**Problem to solve**
Copy all the material below, exactly as it stands.

####

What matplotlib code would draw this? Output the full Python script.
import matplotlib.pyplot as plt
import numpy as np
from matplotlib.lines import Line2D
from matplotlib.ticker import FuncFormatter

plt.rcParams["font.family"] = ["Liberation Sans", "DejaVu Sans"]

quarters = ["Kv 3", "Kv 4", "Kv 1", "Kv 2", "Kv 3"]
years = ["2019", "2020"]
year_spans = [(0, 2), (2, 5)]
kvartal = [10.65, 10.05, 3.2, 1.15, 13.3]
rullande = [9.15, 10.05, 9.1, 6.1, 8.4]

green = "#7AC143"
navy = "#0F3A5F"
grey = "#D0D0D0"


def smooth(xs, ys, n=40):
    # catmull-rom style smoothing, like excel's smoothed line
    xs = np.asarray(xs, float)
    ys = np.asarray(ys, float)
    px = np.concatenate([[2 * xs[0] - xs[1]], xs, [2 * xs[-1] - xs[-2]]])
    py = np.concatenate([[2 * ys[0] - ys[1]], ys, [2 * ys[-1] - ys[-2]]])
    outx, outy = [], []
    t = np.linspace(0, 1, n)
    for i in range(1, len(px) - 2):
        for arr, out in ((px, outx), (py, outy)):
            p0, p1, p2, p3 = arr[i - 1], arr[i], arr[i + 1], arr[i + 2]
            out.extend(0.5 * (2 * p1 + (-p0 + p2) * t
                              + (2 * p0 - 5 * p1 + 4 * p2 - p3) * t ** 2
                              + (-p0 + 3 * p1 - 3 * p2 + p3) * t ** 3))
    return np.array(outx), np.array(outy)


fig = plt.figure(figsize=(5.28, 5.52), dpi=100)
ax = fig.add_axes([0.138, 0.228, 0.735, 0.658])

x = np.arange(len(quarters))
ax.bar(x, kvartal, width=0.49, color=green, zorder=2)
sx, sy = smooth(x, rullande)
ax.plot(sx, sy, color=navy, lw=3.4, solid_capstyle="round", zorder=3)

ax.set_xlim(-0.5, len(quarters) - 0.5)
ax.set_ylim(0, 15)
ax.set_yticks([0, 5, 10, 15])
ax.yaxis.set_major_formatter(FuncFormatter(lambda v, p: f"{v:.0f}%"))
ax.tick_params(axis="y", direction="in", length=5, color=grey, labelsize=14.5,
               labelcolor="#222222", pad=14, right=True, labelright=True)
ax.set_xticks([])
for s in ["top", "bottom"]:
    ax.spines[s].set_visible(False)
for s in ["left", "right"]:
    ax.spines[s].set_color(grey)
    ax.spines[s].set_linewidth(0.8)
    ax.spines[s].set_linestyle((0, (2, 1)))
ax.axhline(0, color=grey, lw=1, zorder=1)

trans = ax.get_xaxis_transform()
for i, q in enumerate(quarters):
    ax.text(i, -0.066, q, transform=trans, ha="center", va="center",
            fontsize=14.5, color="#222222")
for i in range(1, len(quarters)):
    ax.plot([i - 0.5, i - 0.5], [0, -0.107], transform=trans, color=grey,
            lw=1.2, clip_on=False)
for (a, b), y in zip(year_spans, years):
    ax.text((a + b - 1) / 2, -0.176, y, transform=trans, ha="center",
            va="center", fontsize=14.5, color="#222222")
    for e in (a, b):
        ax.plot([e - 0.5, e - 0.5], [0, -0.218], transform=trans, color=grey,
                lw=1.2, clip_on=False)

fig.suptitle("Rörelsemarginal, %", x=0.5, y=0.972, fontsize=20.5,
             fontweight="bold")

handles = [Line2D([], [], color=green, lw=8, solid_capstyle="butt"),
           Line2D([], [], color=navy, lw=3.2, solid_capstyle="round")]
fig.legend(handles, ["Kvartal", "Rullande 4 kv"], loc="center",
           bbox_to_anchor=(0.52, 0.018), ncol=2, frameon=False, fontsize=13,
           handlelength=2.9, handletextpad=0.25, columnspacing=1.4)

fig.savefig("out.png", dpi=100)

####

**Worked solution**
What matplotlib code would draw this? Output the full Python script.
import matplotlib.pyplot as plt
import numpy as np
from matplotlib.lines import Line2D
from matplotlib.ticker import FuncFormatter

plt.rcParams["font.family"] = ["Liberation Sans", "DejaVu Sans"]

quarters = ["Kv 3", "Kv 4", "Kv 1", "Kv 2", "Kv 3"]
years = ["2019", "2020"]
year_spans = [(0, 2), (2, 5)]
kvartal = [10.65, 10.05, 3.2, 1.15, 13.3]
rullande = [9.15, 10.05, 9.1, 6.1, 8.4]

green = "#7AC143"
navy = "#0F3A5F"
grey = "#D0D0D0"


def smooth(xs, ys, n=40):
    # catmull-rom style smoothing, like excel's smoothed line
    xs = np.asarray(xs, float)
    ys = np.asarray(ys, float)
    px = np.concatenate([[2 * xs[0] - xs[1]], xs, [2 * xs[-1] - xs[-2]]])
    py = np.concatenate([[2 * ys[0] - ys[1]], ys, [2 * ys[-1] - ys[-2]]])
    outx, outy = [], []
    t = np.linspace(0, 1, n)
    for i in range(1, len(px) - 2):
        for arr, out in ((px, outx), (py, outy)):
            p0, p1, p2, p3 = arr[i - 1], arr[i], arr[i + 1], arr[i + 2]
            out.extend(0.5 * (2 * p1 + (-p0 + p2) * t
                              + (2 * p0 - 5 * p1 + 4 * p2 - p3) * t ** 2
                              + (-p0 + 3 * p1 - 3 * p2 + p3) * t ** 3))
    return np.array(outx), np.array(outy)


fig = plt.figure(figsize=(5.28, 5.52), dpi=100)
ax = fig.add_axes([0.138, 0.228, 0.735, 0.658])

x = np.arange(len(quarters))
ax.bar(x, kvartal, width=0.49, color=green, zorder=2)
sx, sy = smooth(x, rullande)
ax.plot(sx, sy, color=navy, lw=3.4, solid_capstyle="round", zorder=3)

ax.set_xlim(-0.5, len(quarters) - 0.5)
ax.set_ylim(0, 15)
ax.set_yticks([0, 5, 10, 15])
ax.yaxis.set_major_formatter(FuncFormatter(lambda v, p: f"{v:.0f}%"))
ax.tick_params(axis="y", direction="in", length=5, color=grey, labelsize=14.5,
               labelcolor="#222222", pad=14, right=True, labelright=True)
ax.set_xticks([])
for s in ["top", "bottom"]:
    ax.spines[s].set_visible(False)
for s in ["left", "right"]:
    ax.spines[s].set_color(grey)
    ax.spines[s].set_linewidth(0.8)
    ax.spines[s].set_linestyle((0, (2, 1)))
ax.axhline(0, color=grey, lw=1, zorder=1)

trans = ax.get_xaxis_transform()
for i, q in enumerate(quarters):
    ax.text(i, -0.066, q, transform=trans, ha="center", va="center",
            fontsize=14.5, color="#222222")
for i in range(1, len(quarters)):
    ax.plot([i - 0.5, i - 0.5], [0, -0.107], transform=trans, color=grey,
            lw=1.2, clip_on=False)
for (a, b), y in zip(year_spans, years):
    ax.text((a + b - 1) / 2, -0.176, y, transform=trans, ha="center",
            va="center", fontsize=14.5, color="#222222")
    for e in (a, b):
        ax.plot([e - 0.5, e - 0.5], [0, -0.218], transform=trans, color=grey,
                lw=1.2, clip_on=False)

fig.suptitle("Rörelsemarginal, %", x=0.5, y=0.972, fontsize=20.5,
             fontweight="bold")

handles = [Line2D([], [], color=green, lw=8, solid_capstyle="butt"),
           Line2D([], [], color=navy, lw=3.2, solid_capstyle="round")]
fig.legend(handles, ["Kvartal", "Rullande 4 kv"], loc="center",
           bbox_to_anchor=(0.52, 0.018), ncol=2, frameon=False, fontsize=13,
           handlelength=2.9, handletextpad=0.25, columnspacing=1.4)

fig.savefig("out.png", dpi=100)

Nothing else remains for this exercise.